Could you copy every line from the material below in which "page" appears?

** Start of DATA **

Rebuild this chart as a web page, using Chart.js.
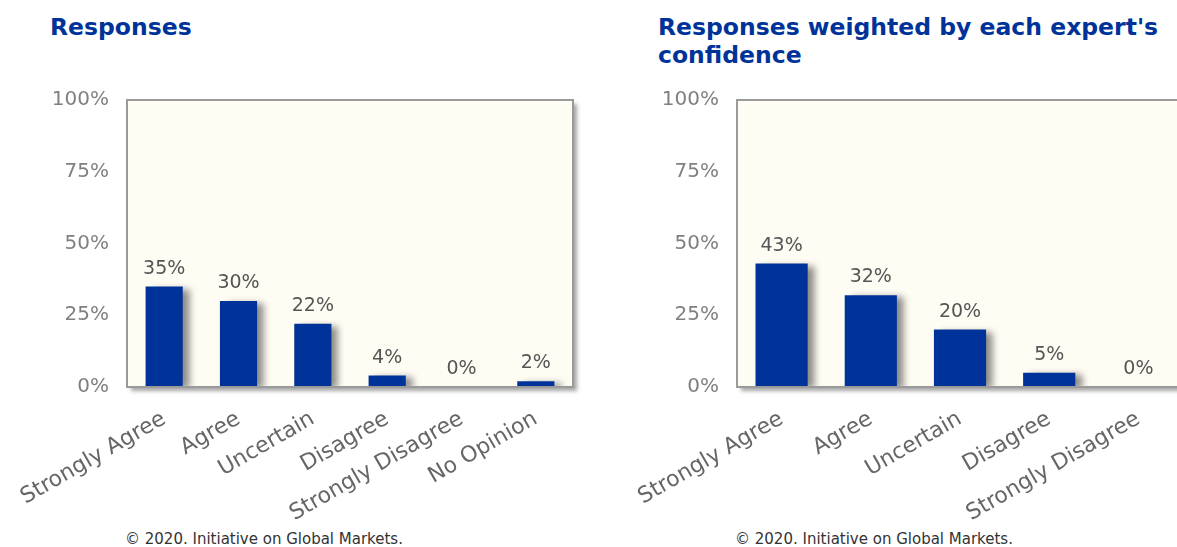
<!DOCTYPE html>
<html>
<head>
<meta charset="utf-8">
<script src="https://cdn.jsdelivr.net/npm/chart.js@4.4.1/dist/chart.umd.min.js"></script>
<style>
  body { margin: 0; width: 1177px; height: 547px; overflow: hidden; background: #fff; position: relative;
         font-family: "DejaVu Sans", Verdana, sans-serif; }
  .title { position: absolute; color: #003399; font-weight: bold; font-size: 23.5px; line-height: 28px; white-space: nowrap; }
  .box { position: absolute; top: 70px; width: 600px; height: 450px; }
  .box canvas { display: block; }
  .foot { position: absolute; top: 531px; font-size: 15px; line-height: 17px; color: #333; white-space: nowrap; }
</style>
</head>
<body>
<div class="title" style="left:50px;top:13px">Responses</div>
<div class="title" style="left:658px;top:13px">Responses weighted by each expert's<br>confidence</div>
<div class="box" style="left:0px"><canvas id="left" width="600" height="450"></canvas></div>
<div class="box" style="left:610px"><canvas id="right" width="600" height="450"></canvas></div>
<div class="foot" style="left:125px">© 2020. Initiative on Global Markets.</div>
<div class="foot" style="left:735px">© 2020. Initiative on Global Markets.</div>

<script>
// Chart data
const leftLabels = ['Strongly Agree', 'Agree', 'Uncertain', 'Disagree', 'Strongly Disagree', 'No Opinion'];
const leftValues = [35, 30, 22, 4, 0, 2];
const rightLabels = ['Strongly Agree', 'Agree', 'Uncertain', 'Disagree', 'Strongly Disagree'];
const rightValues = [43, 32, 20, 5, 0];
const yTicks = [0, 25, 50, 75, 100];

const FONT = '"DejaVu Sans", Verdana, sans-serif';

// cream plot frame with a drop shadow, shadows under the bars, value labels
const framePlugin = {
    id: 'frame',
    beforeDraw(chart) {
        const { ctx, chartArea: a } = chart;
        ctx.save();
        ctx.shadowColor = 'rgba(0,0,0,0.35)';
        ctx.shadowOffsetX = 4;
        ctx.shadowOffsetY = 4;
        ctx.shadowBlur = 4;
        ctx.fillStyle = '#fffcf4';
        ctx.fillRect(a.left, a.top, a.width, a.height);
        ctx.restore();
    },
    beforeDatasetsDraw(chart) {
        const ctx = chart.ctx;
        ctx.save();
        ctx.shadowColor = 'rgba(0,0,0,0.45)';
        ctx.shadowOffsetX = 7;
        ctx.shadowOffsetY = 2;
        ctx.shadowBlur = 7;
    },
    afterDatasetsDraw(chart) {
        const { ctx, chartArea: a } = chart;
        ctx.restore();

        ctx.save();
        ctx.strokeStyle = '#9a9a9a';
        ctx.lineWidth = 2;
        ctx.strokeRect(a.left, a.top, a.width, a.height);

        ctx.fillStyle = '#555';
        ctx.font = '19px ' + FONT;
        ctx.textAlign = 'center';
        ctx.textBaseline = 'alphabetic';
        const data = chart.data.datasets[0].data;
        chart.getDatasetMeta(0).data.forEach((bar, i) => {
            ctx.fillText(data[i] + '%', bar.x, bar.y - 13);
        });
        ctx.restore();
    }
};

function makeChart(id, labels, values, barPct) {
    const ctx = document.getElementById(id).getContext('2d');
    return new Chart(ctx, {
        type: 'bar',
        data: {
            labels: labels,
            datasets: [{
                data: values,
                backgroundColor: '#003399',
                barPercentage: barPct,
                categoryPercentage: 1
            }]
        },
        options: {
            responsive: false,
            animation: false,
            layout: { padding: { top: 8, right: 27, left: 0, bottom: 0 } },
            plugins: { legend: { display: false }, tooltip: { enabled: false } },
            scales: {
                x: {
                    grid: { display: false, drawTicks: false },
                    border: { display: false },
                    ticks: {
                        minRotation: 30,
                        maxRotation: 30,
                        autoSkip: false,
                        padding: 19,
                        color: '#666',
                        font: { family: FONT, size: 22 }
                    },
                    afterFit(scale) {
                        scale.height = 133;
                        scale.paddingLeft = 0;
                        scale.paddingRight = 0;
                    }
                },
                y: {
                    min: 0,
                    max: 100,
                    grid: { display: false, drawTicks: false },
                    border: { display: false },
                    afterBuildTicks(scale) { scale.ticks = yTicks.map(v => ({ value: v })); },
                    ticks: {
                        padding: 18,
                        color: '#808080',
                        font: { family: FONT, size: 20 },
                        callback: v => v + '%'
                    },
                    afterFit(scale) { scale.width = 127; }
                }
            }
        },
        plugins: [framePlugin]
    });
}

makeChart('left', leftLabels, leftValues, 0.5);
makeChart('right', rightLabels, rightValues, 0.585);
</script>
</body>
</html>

** End of DATA **
** Start of DATA **

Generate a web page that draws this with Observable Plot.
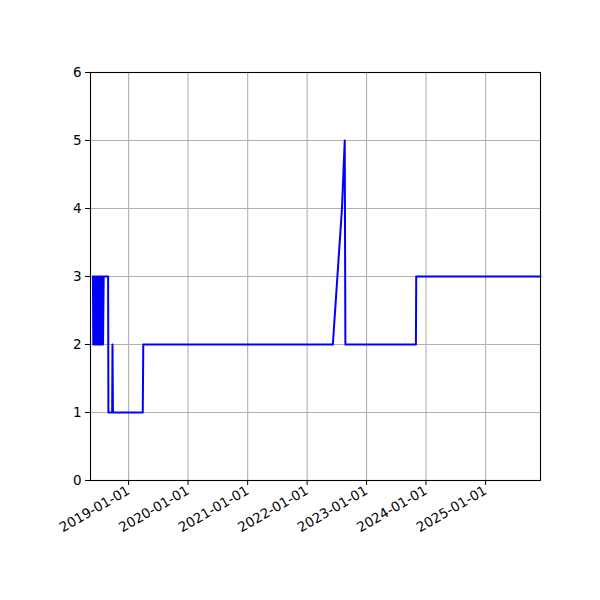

** End of DATA **

■ **RESPONSE FOR THIS EXERCISE**:
Rebuild this chart as a web page, using Chart.js.
Generate a web page that draws this with Observable Plot.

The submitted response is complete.